I don't think that we really need this flag, because we can introduce
a simple helper function instead:

	bool json_token_is_multikey(token)
	{
		return token->max_child_idx == 0 &&
			token->children[0].type == JSON_TOKEN_ANY;
	}

Also, please update the comment to children array to point out what it
stores in case of a multikey token.

>  	/**
>  	 * Hash value of the token. Used for lookups in a JSON tree.
>  	 * For more details, see the comment to json_tree::hash.
> @@ -236,6 +241,12 @@ json_lexer_create(struct json_lexer *lexer, const char *src, int src_len,
>  int
>  json_lexer_next_token(struct json_lexer *lexer, struct json_token *token);
>  
> +/**
> + * Compare JSON token keys.
> + */
> +int
> +json_token_cmp(const struct json_token *a, const struct json_token *b);
> +
>  /**
>   * Compare two JSON paths using Lexer class.
>   * - in case of paths that have same token-sequence prefix,
> @@ -307,10 +318,16 @@ json_tree_lookup(struct json_tree *tree, struct json_token *parent,
>  		 const struct json_token *token)
>  {
>  	struct json_token *ret = NULL;
> +	if (unlikely(parent->is_multikey &&
> +		     (token->type == JSON_TOKEN_NUM ||
> +		      token->type == JSON_TOKEN_ANY))) {

I don't think there's much point in checking token->type here.
We can return ANY for JSON_TOKEN_STR as well.

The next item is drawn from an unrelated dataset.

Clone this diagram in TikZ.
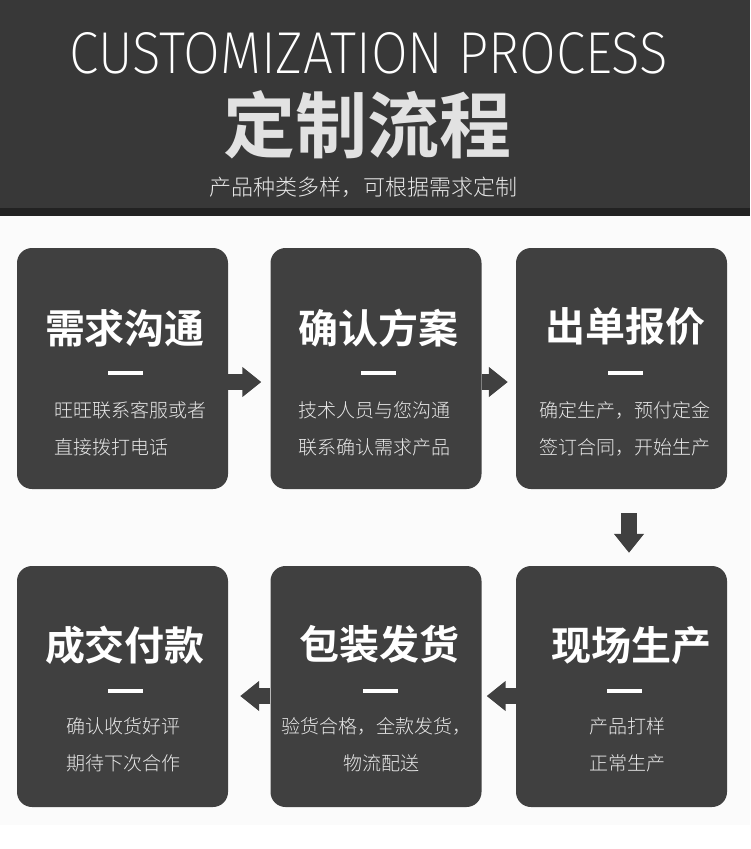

Moreover, this would
look more logical IMO.

> +		assert(parent->max_child_idx == 0);
> +		return parent->children[0];
> +	}
>  	if (likely(token->type == JSON_TOKEN_NUM)) {
> -		ret = (int)token->num < parent->children_capacity ?
> +		ret = token->num <= parent->max_child_idx ?
>  		      parent->children[token->num] : NULL;
> -	} else {
> +	} else if (token->type == JSON_TOKEN_STR) {
>  		ret = json_tree_lookup_slowpath(tree, parent, token);
>  	}
>  	return ret;

If we look up ANY, shouldn't we be given any token rather than NULL?